INSTRUCTION. Copy the data exactly as it appears, and do not include any pictures.

EXCERPTED RECORDS.
========
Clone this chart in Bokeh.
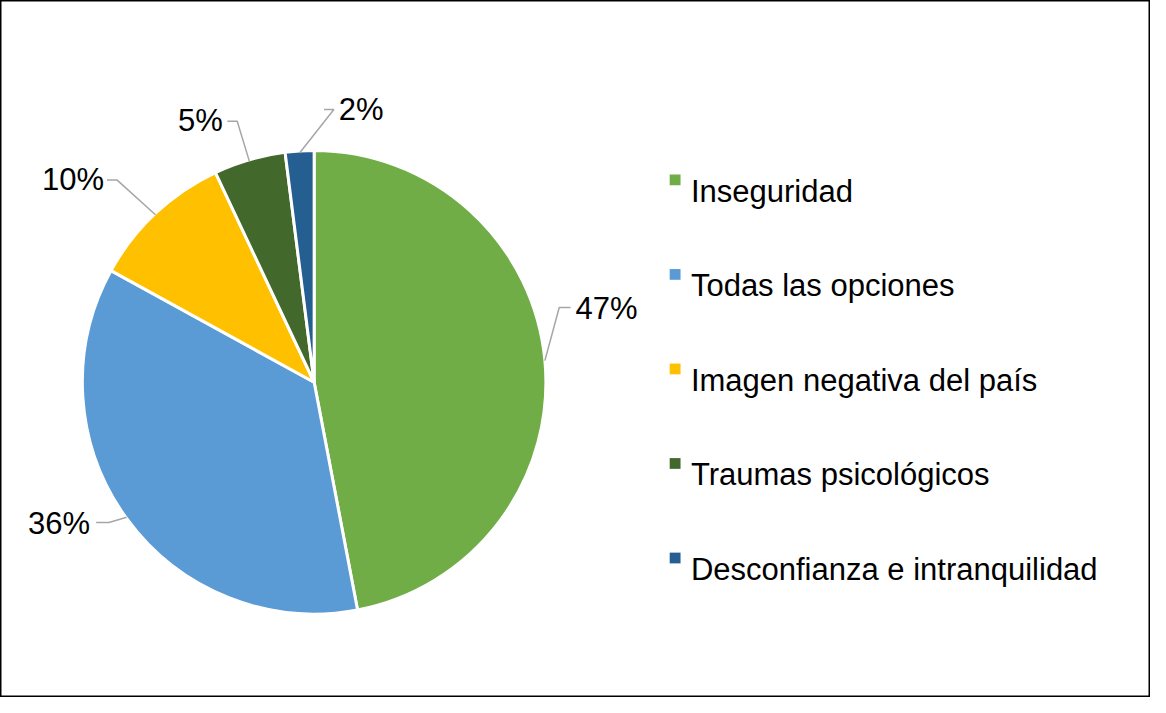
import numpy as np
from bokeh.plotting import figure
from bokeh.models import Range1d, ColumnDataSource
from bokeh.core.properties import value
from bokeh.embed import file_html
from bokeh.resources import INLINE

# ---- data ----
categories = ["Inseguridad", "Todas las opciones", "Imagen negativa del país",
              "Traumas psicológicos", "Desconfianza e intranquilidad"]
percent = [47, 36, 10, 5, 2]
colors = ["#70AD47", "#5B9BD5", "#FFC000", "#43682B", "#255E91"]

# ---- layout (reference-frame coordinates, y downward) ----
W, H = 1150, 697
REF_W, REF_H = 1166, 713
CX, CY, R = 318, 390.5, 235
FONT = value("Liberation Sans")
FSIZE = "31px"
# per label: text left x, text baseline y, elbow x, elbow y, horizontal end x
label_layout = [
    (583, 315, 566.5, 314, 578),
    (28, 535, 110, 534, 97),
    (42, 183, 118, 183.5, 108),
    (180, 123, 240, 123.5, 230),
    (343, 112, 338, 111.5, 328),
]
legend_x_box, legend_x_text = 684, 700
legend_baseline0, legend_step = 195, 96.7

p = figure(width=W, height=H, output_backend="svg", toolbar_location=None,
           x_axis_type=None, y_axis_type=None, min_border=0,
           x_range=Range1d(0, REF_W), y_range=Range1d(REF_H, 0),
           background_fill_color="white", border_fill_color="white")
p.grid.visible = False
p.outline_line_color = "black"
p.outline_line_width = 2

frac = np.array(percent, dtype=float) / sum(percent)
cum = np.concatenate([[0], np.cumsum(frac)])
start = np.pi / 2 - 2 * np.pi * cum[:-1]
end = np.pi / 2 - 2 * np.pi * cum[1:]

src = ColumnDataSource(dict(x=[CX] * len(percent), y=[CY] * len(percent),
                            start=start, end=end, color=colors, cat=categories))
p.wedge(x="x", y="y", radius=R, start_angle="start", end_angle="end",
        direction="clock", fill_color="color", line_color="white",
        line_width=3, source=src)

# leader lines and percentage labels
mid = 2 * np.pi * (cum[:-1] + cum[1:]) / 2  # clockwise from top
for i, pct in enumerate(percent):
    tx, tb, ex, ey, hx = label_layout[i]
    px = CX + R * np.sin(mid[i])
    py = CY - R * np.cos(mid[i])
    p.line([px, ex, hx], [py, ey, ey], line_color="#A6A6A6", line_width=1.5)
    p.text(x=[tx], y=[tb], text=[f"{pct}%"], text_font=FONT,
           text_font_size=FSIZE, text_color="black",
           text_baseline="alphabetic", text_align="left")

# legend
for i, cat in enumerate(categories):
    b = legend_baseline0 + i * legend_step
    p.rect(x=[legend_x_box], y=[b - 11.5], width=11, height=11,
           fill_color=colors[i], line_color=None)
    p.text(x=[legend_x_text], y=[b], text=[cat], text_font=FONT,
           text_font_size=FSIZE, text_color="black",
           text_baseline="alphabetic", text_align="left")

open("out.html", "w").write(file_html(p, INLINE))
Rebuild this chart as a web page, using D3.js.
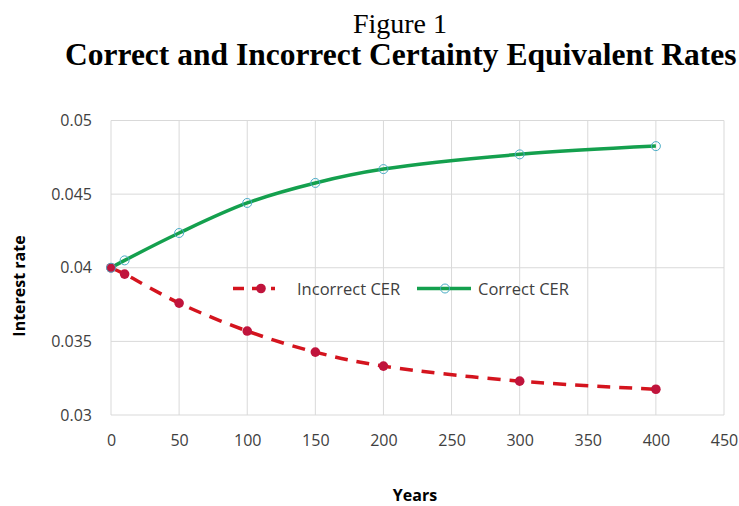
========
EXPECTED OUTPUT.
Clone this chart in Bokeh.
import numpy as np
from bokeh.plotting import figure
from bokeh.models import Range1d, ColumnDataSource
from bokeh.core.properties import value
from bokeh.embed import file_html
from bokeh.resources import INLINE

# ---- data ----
categories = ["Inseguridad", "Todas las opciones", "Imagen negativa del país",
              "Traumas psicológicos", "Desconfianza e intranquilidad"]
percent = [47, 36, 10, 5, 2]
colors = ["#70AD47", "#5B9BD5", "#FFC000", "#43682B", "#255E91"]

# ---- layout (reference-frame coordinates, y downward) ----
W, H = 1150, 697
REF_W, REF_H = 1166, 713
CX, CY, R = 318, 390.5, 235
FONT = value("Liberation Sans")
FSIZE = "31px"
# per label: text left x, text baseline y, elbow x, elbow y, horizontal end x
label_layout = [
    (583, 315, 566.5, 314, 578),
    (28, 535, 110, 534, 97),
    (42, 183, 118, 183.5, 108),
    (180, 123, 240, 123.5, 230),
    (343, 112, 338, 111.5, 328),
]
legend_x_box, legend_x_text = 684, 700
legend_baseline0, legend_step = 195, 96.7

p = figure(width=W, height=H, output_backend="svg", toolbar_location=None,
           x_axis_type=None, y_axis_type=None, min_border=0,
           x_range=Range1d(0, REF_W), y_range=Range1d(REF_H, 0),
           background_fill_color="white", border_fill_color="white")
p.grid.visible = False
p.outline_line_color = "black"
p.outline_line_width = 2

frac = np.array(percent, dtype=float) / sum(percent)
cum = np.concatenate([[0], np.cumsum(frac)])
start = np.pi / 2 - 2 * np.pi * cum[:-1]
end = np.pi / 2 - 2 * np.pi * cum[1:]

src = ColumnDataSource(dict(x=[CX] * len(percent), y=[CY] * len(percent),
                            start=start, end=end, color=colors, cat=categories))
p.wedge(x="x", y="y", radius=R, start_angle="start", end_angle="end",
        direction="clock", fill_color="color", line_color="white",
        line_width=3, source=src)

# leader lines and percentage labels
mid = 2 * np.pi * (cum[:-1] + cum[1:]) / 2  # clockwise from top
for i, pct in enumerate(percent):
    tx, tb, ex, ey, hx = label_layout[i]
    px = CX + R * np.sin(mid[i])
    py = CY - R * np.cos(mid[i])
    p.line([px, ex, hx], [py, ey, ey], line_color="#A6A6A6", line_width=1.5)
    p.text(x=[tx], y=[tb], text=[f"{pct}%"], text_font=FONT,
           text_font_size=FSIZE, text_color="black",
           text_baseline="alphabetic", text_align="left")

# legend
for i, cat in enumerate(categories):
    b = legend_baseline0 + i * legend_step
    p.rect(x=[legend_x_box], y=[b - 11.5], width=11, height=11,
           fill_color=colors[i], line_color=None)
    p.text(x=[legend_x_text], y=[b], text=[cat], text_font=FONT,
           text_font_size=FSIZE, text_color="black",
           text_baseline="alphabetic", text_align="left")

open("out.html", "w").write(file_html(p, INLINE))
Rebuild this chart as a web page, using D3.js.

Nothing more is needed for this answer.